**GIVEN EXERCISE:** Retype, exactly as they stand, the lines from the start of the data to the line that contains "ctx.textBaseline = 'middle';", both ends included. Leave the pictures out.
* start DATA LINES *
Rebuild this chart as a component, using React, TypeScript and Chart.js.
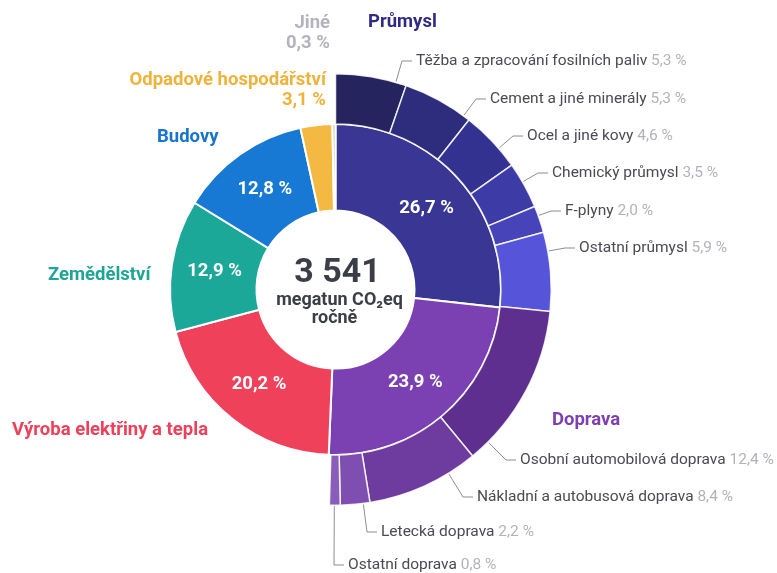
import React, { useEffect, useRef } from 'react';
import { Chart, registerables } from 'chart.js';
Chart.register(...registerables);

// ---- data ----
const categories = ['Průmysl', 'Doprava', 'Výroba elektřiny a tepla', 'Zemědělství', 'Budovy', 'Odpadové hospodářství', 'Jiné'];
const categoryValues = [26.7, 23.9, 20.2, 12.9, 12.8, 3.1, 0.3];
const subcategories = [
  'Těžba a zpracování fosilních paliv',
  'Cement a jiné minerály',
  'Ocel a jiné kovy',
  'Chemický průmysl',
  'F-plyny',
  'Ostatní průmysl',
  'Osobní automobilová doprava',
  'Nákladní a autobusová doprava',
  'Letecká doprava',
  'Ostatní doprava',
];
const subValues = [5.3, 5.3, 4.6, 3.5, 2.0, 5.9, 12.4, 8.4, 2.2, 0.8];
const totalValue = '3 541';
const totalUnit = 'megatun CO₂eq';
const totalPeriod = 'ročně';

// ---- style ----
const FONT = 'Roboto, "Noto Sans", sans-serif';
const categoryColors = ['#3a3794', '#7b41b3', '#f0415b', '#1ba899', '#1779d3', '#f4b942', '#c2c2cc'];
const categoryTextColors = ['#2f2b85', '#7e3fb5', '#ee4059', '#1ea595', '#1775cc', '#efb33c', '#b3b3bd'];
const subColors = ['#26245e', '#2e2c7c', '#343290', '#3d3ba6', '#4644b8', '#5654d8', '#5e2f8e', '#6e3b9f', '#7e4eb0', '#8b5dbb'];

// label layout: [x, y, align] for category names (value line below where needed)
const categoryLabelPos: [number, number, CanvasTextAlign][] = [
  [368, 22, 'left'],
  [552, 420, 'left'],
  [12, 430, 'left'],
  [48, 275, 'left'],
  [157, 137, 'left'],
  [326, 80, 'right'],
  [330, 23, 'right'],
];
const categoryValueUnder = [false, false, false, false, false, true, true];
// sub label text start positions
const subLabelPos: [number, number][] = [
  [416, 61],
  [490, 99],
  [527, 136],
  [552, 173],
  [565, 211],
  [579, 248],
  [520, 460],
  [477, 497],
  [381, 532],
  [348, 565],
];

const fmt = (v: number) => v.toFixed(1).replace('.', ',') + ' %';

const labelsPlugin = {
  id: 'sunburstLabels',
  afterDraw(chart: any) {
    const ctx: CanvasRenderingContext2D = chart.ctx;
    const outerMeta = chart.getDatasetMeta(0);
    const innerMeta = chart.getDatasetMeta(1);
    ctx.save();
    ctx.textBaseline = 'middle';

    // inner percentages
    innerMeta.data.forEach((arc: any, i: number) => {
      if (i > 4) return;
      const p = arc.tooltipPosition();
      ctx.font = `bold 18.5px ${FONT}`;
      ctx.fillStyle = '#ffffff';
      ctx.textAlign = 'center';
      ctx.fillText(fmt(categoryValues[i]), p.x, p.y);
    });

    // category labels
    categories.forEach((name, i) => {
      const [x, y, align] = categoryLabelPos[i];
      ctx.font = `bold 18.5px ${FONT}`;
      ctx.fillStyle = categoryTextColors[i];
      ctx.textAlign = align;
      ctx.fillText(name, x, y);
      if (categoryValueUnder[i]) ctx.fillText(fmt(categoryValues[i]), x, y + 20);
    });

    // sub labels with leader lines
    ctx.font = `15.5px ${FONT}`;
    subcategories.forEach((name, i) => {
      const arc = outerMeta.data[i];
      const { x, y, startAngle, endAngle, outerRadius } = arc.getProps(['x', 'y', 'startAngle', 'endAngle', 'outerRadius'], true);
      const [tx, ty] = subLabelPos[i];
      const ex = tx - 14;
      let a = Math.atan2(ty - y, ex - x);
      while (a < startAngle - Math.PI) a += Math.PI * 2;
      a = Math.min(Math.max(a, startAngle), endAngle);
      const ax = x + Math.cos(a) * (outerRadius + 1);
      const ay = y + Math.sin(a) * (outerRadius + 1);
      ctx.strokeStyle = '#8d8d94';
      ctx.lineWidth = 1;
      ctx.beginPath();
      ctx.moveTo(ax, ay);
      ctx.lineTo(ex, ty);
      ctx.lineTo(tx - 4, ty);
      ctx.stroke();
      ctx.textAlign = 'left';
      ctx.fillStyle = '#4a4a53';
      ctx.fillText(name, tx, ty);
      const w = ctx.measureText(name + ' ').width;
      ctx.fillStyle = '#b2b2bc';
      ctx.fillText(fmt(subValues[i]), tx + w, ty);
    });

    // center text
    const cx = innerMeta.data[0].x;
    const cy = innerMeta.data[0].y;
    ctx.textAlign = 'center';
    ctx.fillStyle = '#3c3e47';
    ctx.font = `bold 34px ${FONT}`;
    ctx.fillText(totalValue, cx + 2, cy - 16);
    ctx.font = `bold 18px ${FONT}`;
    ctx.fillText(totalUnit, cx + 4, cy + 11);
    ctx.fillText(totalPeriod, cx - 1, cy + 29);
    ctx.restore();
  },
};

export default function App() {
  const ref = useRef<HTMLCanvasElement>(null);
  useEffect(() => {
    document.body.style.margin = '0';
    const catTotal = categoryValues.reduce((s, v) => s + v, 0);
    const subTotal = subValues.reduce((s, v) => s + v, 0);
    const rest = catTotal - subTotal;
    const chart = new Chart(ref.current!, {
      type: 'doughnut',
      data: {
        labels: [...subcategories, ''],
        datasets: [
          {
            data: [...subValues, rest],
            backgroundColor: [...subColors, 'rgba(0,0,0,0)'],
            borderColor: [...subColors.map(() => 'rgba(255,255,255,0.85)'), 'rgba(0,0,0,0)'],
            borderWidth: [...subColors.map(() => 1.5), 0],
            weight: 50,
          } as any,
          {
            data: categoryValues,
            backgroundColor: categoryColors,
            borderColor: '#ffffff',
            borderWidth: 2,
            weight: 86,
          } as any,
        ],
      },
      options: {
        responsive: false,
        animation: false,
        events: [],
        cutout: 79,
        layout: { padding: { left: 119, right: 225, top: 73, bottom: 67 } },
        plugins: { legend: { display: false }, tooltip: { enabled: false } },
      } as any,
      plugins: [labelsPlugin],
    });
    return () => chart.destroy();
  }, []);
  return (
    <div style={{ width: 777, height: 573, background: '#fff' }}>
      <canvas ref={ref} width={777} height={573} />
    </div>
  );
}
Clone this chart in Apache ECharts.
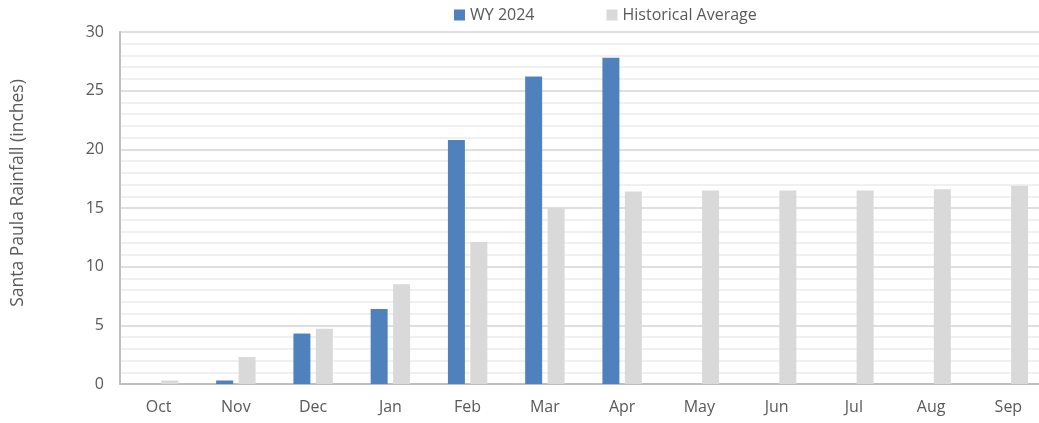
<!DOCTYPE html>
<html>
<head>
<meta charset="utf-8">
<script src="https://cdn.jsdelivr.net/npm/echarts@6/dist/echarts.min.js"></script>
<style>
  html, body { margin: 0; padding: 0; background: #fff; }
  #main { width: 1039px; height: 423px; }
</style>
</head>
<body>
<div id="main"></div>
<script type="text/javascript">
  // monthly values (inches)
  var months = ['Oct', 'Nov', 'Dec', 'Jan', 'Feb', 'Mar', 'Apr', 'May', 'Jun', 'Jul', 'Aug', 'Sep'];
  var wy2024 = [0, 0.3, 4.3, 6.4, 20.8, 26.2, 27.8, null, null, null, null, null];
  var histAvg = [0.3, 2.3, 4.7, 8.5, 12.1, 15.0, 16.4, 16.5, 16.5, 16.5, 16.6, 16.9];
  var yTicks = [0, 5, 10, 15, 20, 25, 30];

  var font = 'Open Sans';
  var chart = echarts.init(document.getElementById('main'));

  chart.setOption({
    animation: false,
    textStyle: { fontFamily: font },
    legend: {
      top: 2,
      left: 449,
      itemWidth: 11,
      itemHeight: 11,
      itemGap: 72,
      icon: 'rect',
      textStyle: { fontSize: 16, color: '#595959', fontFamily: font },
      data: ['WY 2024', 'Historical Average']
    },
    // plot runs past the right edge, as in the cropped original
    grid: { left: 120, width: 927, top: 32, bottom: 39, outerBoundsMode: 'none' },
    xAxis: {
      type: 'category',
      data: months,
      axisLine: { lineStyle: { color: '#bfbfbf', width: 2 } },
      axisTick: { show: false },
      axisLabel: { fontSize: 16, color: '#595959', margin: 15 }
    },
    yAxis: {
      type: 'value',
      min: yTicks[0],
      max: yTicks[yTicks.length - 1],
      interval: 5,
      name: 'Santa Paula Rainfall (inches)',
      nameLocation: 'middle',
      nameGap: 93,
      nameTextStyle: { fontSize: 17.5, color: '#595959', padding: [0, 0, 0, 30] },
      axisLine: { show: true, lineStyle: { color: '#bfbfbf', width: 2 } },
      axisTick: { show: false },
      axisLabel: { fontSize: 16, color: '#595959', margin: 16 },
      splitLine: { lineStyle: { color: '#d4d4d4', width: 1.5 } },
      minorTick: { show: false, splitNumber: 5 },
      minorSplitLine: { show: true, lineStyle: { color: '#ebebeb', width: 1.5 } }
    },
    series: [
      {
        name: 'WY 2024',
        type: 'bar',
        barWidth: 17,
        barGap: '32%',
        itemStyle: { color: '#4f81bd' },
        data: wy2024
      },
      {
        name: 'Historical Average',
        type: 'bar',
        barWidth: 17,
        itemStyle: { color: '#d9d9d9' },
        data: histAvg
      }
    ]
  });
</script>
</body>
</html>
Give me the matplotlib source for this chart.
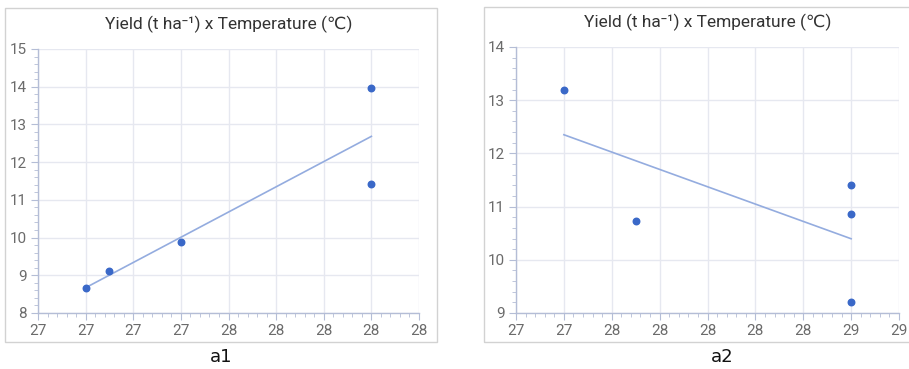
* end DATA LINES *
**CORRECT RESPONSE:**
Rebuild this chart as a component, using React, TypeScript and Chart.js.
import React, { useEffect, useRef } from 'react';
import { Chart, registerables } from 'chart.js';
Chart.register(...registerables);

// ---- data ----
const categories = ['Průmysl', 'Doprava', 'Výroba elektřiny a tepla', 'Zemědělství', 'Budovy', 'Odpadové hospodářství', 'Jiné'];
const categoryValues = [26.7, 23.9, 20.2, 12.9, 12.8, 3.1, 0.3];
const subcategories = [
  'Těžba a zpracování fosilních paliv',
  'Cement a jiné minerály',
  'Ocel a jiné kovy',
  'Chemický průmysl',
  'F-plyny',
  'Ostatní průmysl',
  'Osobní automobilová doprava',
  'Nákladní a autobusová doprava',
  'Letecká doprava',
  'Ostatní doprava',
];
const subValues = [5.3, 5.3, 4.6, 3.5, 2.0, 5.9, 12.4, 8.4, 2.2, 0.8];
const totalValue = '3 541';
const totalUnit = 'megatun CO₂eq';
const totalPeriod = 'ročně';

// ---- style ----
const FONT = 'Roboto, "Noto Sans", sans-serif';
const categoryColors = ['#3a3794', '#7b41b3', '#f0415b', '#1ba899', '#1779d3', '#f4b942', '#c2c2cc'];
const categoryTextColors = ['#2f2b85', '#7e3fb5', '#ee4059', '#1ea595', '#1775cc', '#efb33c', '#b3b3bd'];
const subColors = ['#26245e', '#2e2c7c', '#343290', '#3d3ba6', '#4644b8', '#5654d8', '#5e2f8e', '#6e3b9f', '#7e4eb0', '#8b5dbb'];

// label layout: [x, y, align] for category names (value line below where needed)
const categoryLabelPos: [number, number, CanvasTextAlign][] = [
  [368, 22, 'left'],
  [552, 420, 'left'],
  [12, 430, 'left'],
  [48, 275, 'left'],
  [157, 137, 'left'],
  [326, 80, 'right'],
  [330, 23, 'right'],
];
const categoryValueUnder = [false, false, false, false, false, true, true];
// sub label text start positions
const subLabelPos: [number, number][] = [
  [416, 61],
  [490, 99],
  [527, 136],
  [552, 173],
  [565, 211],
  [579, 248],
  [520, 460],
  [477, 497],
  [381, 532],
  [348, 565],
];

const fmt = (v: number) => v.toFixed(1).replace('.', ',') + ' %';

const labelsPlugin = {
  id: 'sunburstLabels',
  afterDraw(chart: any) {
    const ctx: CanvasRenderingContext2D = chart.ctx;
    const outerMeta = chart.getDatasetMeta(0);
    const innerMeta = chart.getDatasetMeta(1);
    ctx.save();
    ctx.textBaseline = 'middle';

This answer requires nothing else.